• [GOAL]
Lines containing the word "this" should be extracted in full.

Source code of charts:
┄┄┄┄┄┄┄┄┄┄

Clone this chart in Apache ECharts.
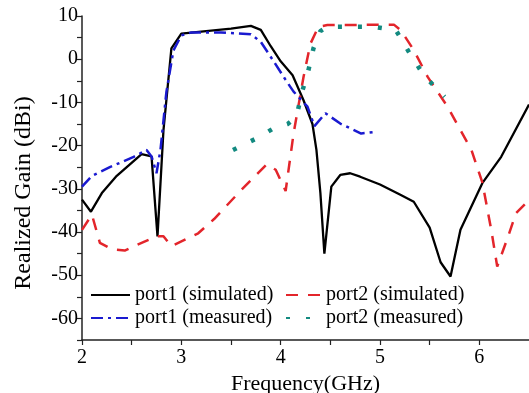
<!DOCTYPE html>
<html>
<head>
<meta charset="utf-8">
<script src="https://cdn.jsdelivr.net/npm/echarts@6/dist/echarts.min.js"></script>
<style>
  html, body { margin: 0; padding: 0; background: #fff; }
  #chart { width: 529px; height: 393px; }
</style>
</head>
<body>
<div id="chart"></div>
<script>
// frequency (GHz), realized gain (dBi)
const port1Sim = [
  [2.0, -32.5], [2.09, -35.3], [2.2, -31], [2.35, -27], [2.6, -22], [2.7, -22.5],
  [2.76, -41], [2.82, -16.5], [2.9, 2.5], [3.0, 5.9], [3.2, 6.4], [3.5, 7.1],
  [3.7, 7.7], [3.8, 6.8], [3.9, 3], [4.0, -0.5], [4.12, -3.7], [4.23, -9.5],
  [4.32, -15], [4.36, -21], [4.4, -31], [4.44, -45], [4.51, -29.5], [4.6, -26.8],
  [4.7, -26.4], [4.8, -27.2], [5.0, -29], [5.2, -31.3], [5.34, -33], [5.5, -39],
  [5.61, -47], [5.71, -50.3], [5.81, -39.5], [6.03, -28.7], [6.22, -22.6], [6.5, -10.5]
];
const port2Sim = [
  [2.0, -39.5], [2.1, -36], [2.18, -42.5], [2.3, -44], [2.43, -44.3], [2.6, -42.5],
  [2.75, -41], [2.82, -41], [2.9, -43.3], [3.17, -40.3], [3.33, -37], [3.59, -30.6],
  [3.86, -24.3], [3.95, -25.6], [4.05, -30.5], [4.13, -17.2], [4.23, -4.1], [4.3, 3.6],
  [4.38, 7.5], [4.47, 7.9], [5.14, 8.0], [5.21, 6.7], [5.34, 2.1], [5.48, -4.1],
  [5.68, -11], [5.92, -21], [6.03, -28.5], [6.12, -39.5], [6.18, -48], [6.29, -41],
  [6.37, -35.6], [6.5, -32.6]
];
const port1Meas = [
  [2.0, -29.5], [2.1, -27], [2.28, -25], [2.52, -22.6], [2.65, -21], [2.7, -22.5],
  [2.75, -26.4], [2.79, -21], [2.85, -7.5], [2.92, 2], [3.0, 5.5], [3.1, 6.2],
  [3.4, 6.2], [3.7, 5.8], [3.8, 4.0], [3.93, -0.5], [4.05, -4.8], [4.13, -7.5],
  [4.27, -11], [4.34, -15.5], [4.45, -12.5], [4.6, -14.9], [4.81, -17.2], [4.96, -16.8]
];
const port2Meas = [
  [3.52, -21], [3.76, -18.3], [3.93, -16], [4.07, -15], [4.16, -13.3], [4.21, -8],
  [4.28, -2.5], [4.33, 2.5], [4.4, 6.5], [4.47, 7.5], [4.7, 7.5], [4.94, 7.5],
  [5.16, 6.7], [5.29, 1.7], [5.44, -3.7], [5.65, -8.7]
];

const FONT = "'Liberation Serif', 'Times New Roman', serif";
const chart = echarts.init(document.getElementById('chart'));

function legendAt(name, left, top, w) {
  return {
    data: [name], left: left, top: top, itemWidth: w, itemHeight: 14,
    padding: 0, itemGap: 0,
    itemStyle: { color: 'transparent', borderColor: 'transparent', borderWidth: 0 },
    textStyle: { fontFamily: FONT, fontSize: 20, color: '#000' }
  };
}

chart.setOption({
  animation: false,
  backgroundColor: '#fff',
  grid: { left: 82, right: 0, top: 16, bottom: 53, outerBoundsMode: 'none', containLabel: false },
  legend: [
    legendAt('port1 (simulated)', 90, 285, 39),
    legendAt('port2 (simulated)', 285, 285, 35),
    legendAt('port1 (measured)', 90, 308, 39),
    legendAt('port2 (measured)', 285, 308, 35)
  ],
  xAxis: {
    type: 'value', min: 2, max: 6.5, interval: 0.5,
    name: 'Frequency(GHz)', nameLocation: 'middle', nameGap: 26,
    nameTextStyle: { fontFamily: FONT, fontSize: 22, color: '#000' },
    axisLine: { onZero: false, lineStyle: { color: '#222', width: 1.5 } },
    axisTick: { length: 5, lineStyle: { color: '#222', width: 1.2 } },
    axisLabel: {
      fontFamily: FONT, fontSize: 20, color: '#000', margin: 8, showMaxLabel: false,
      formatter: v => (v % 1 === 0 ? String(v) : '')
    },
    splitLine: { show: false }
  },
  yAxis: {
    type: 'value', min: -65, max: 10, interval: 5,
    name: 'Realized Gain (dBi)', nameLocation: 'middle', nameGap: 46,
    nameTextStyle: { fontFamily: FONT, fontSize: 24, color: '#000', padding: [0, 30, 0, 0] },
    axisLine: { show: true, onZero: false, lineStyle: { color: '#222', width: 1.5 } },
    axisTick: { length: 5, lineStyle: { color: '#222', width: 1.2 } },
    axisLabel: {
      fontFamily: FONT, fontSize: 20, color: '#000', margin: 4,
      formatter: v => (v % 10 === 0 ? String(v) : '')
    },
    splitLine: { show: false }
  },
  series: [
    {
      name: 'port1 (simulated)', type: 'line', data: port1Sim, symbol: 'none',
      lineStyle: { color: '#000', width: 2.3 }, itemStyle: { color: '#000' }
    },
    {
      name: 'port2 (simulated)', type: 'line', data: port2Sim, symbol: 'none',
      lineStyle: { color: '#e3252b', width: 2.5, type: [12, 10] }, itemStyle: { color: '#e3252b' }
    },
    {
      name: 'port1 (measured)', type: 'line', data: port1Meas, symbol: 'none',
      lineStyle: { color: '#1a1ad0', width: 2.5, type: [12, 5, 3, 5] }, itemStyle: { color: '#1a1ad0' }
    },
    {
      name: 'port2 (measured)', type: 'line', data: port2Meas, symbol: 'none',
      lineStyle: { color: '#138a80', width: 4.5, type: [4, 16] }, itemStyle: { color: '#138a80' }
    }
  ]
});
</script>
</body>
</html>
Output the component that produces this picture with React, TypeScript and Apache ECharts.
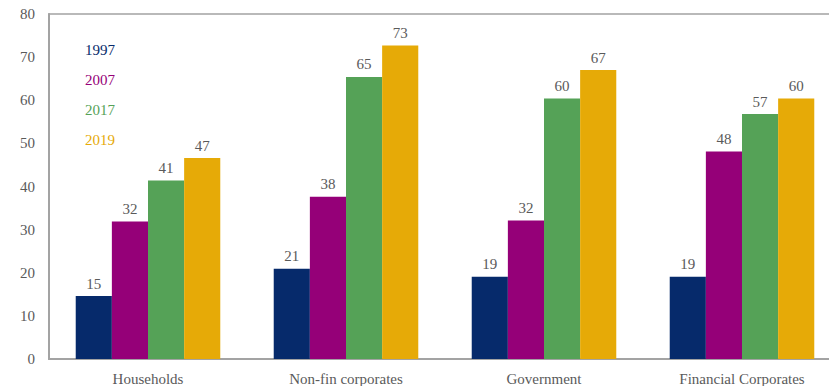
import React, { useEffect, useRef } from "react";
import * as echarts from "echarts";

const categories = ["Households", "Non-fin corporates", "Government", "Financial Corporates"];
const years = ["1997", "2007", "2017", "2019"];
const values1997 = [14.6, 20.9, 19.1, 19.1];
const values2007 = [31.9, 37.6, 32.1, 48.1];
const values2017 = [41.4, 65.4, 60.4, 56.8];
const values2019 = [46.6, 72.7, 67.0, 60.4];
const yTicks = [0, 10, 20, 30, 40, 50, 60, 70, 80];
const colors = ["#062A6B", "#950078", "#55A257", "#E6AA07"];

const FONT = "'Liberation Serif', 'DejaVu Serif', serif";
const TEXT = "#5A5A5A";

export default function App() {
  const ref = useRef<HTMLDivElement>(null);
  useEffect(() => {
    if (!ref.current) return;
    const chart = echarts.init(ref.current, undefined, { renderer: "svg" });
    const seriesData = [values1997, values2007, values2017, values2019];
    chart.setOption({
      animation: false,
      backgroundColor: "#ffffff",
      textStyle: { fontFamily: FONT },
      legend: {
        orient: "vertical",
        left: 75,
        top: 37,
        itemWidth: 0,
        itemHeight: 15,
        itemGap: 15,
        icon: "none",
        selectedMode: false,
        data: years.map((y, i) => ({
          name: y,
          textStyle: { color: colors[i], fontSize: 15, fontFamily: FONT },
        })),
      },
      grid: {
        left: 49,
        right: 0,
        top: 14,
        bottom: 27,
        show: true,
        borderColor: "#A3A3A3",
        borderWidth: 1.5,
        containLabel: false,
      },
      xAxis: {
        type: "category",
        data: categories,
        axisLine: { show: true, lineStyle: { color: "#A3A3A3", width: 2 } },
        axisTick: { show: false },
        axisLabel: { color: TEXT, fontSize: 15, fontFamily: FONT, margin: 12 },
      },
      yAxis: {
        type: "value",
        min: yTicks[0],
        max: yTicks[yTicks.length - 1],
        interval: 10,
        splitLine: { show: false },
        axisLine: { show: true, lineStyle: { color: "#A3A3A3", width: 2 } },
        axisTick: { show: false },
        axisLabel: { color: TEXT, fontSize: 15, fontFamily: FONT, margin: 14 },
      },
      series: years.map((y, i) => ({
        name: y,
        type: "bar",
        data: seriesData[i],
        barGap: "0%",
        barCategoryGap: "27%",
        itemStyle: { color: colors[i] },
        label: {
          show: true,
          position: "top",
          distance: 5,
          color: TEXT,
          fontSize: 15,
          fontFamily: FONT,
          formatter: (p: any) => String(Math.round(p.value)),
        },
      })),
    });
    return () => chart.dispose();
  }, []);
  return (
    <div
      ref={ref}
      style={{ position: "fixed", left: 0, top: 0, width: 841, height: 386 }}
    />
  );
}
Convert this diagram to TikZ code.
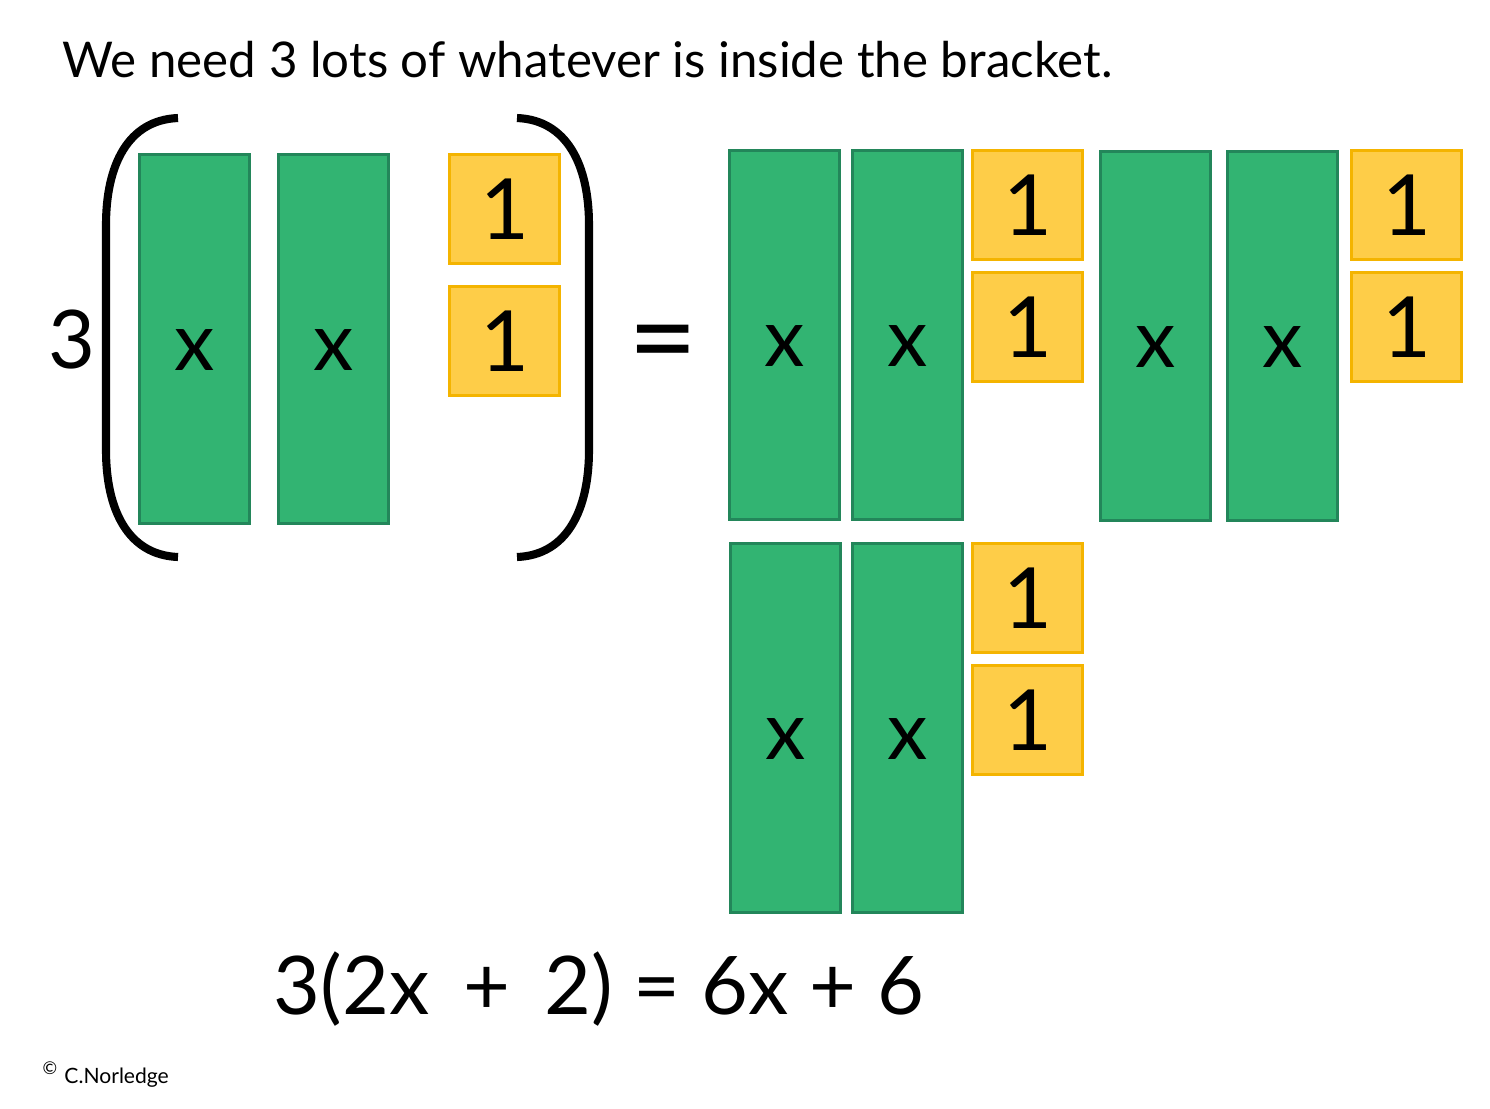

┄┄┄┄┄┄┄┄┄┄

• [SOLVED EXERCISE]
Clone this chart in Apache ECharts.
Output the component that produces this picture with React, TypeScript and Apache ECharts.
Convert this diagram to TikZ code.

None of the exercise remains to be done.